In its Third Report of Session 2016–17, scrutinising the Children and Social Work Bill, the Joint Committee on Human Rights recommends the introduction in England of a duty on public authorities to have due regard to the UN Convention on the Rights of the Child in the exercise of their functions relating to safeguarding and the welfare of children, considered on this blog previously here. The Government has thus far indicated that it does not intend to introduce this duty in England.

The basis for this reluctance is that such duties can lead to a tick-box mentality, and risk creating additional bureaucracy, rather than making a real and practical difference to children’s lives. Such concerns parallel the Government’s views on the Public Sector Equality Duty (PSED), contained in in Section 149 of the Equality Act 2010. That duty is framed as a duty on public authorities to have due regard, in the exercise of their functions, to the need to eliminate discrimination, advance equality of opportunity, and foster good relations between groups. The purpose of this post is to consider whether the extension of such a duty to England would be effective as a means of advancing the protection of children’s interests in this context, using the PSED as an example of a similar approach to mainstreaming human rights concerns.

The PSED has had a mixed press, attracting criticism for creating a “tick-box” culture, which diverts resources from positive outcomes to processes; for being ineffective in practice; and for lacking effective enforcement mechanisms. Given this despondency about the ability of the PSED to mainstream equality throughout the public sector, one could question whether the JCHR’s call for a duty to be introduced in relation to children’s rights is a realistic way to promote children’s rights in England. However, this despondency may be misplaced. First, as the JCHR records, the Equality and Human Rights Commission has provided evidence that a similar duty has had positive results in Wales and Scotland. Second, there is significant evidence from the experience of the PSED that an approach to promoting rights through the use of public duties to have ‘due regard’ can lead to substantive change. The responses to the Government review of the PSED in 2014 led to a fairly comprehensive cataloguing of positive outcomes from the PSED, creating a strong evidence base for its effectiveness.
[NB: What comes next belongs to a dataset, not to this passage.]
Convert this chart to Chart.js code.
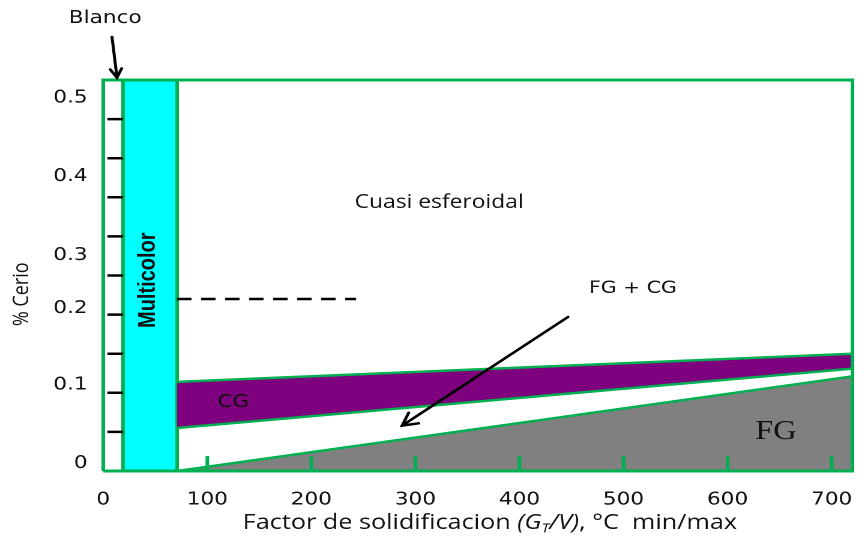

To take just a few examples, public authorities have introduced systems to identify disadvantaged groups, enabling them to ensure better equality outcomes for such groups.  Evidence from the Government review suggested that such methods had led, for example, to a better understanding of school exclusion; an increase in the provision of support for homeless women; and better fire prevention processes for older people. These examples suggest that even if achieved via a “tick-box” process, and backed by inadequate enforcement mechanisms, the processes put in place by virtue of the PSED can lead to substantively more equal outcomes.

Moreover, a culture of concern for equality can be seen to have infiltrated the working of public sector organisations, as a result of the PSED. This can be seen in the self-regulation processes that have been introduced in the public sector requiring adherence to equality norms.  Examples can be seen in the Equality Framework for Local Government; the Care Quality Commission’s inclusion of equality requirements in the regulation of care settings; and Equality Challenge Unit’s Athena Swan Charter, which has been developed to advance gender equality in the Higher Education sector. These additional independent regulatory systems institutionalise thinking about equality within organisations, and this can go some way to mitigating the weakness of the judicial enforcement of the PSED.

The range of concerns about the efficacy of the PSED notwithstanding, practice on the ground seems to suggest that while not a panacea, the PSED has nonetheless had a good deal of positive impact. It is likely then that a parallel duty to have due regard to children’s rights would have a similar positive outcome, meeting the Government’s concern that more needs to be done to ensure that the impact of legislation, policy and delivery of services on children’s rights is assessed more routinely and analytically. A duty to have due regard incentivises routine assessment of the rights in question; and although leading to what is pejoratively termed “additional bureaucracy”, the collection of relevant data can aid the analytical assessment of service delivery.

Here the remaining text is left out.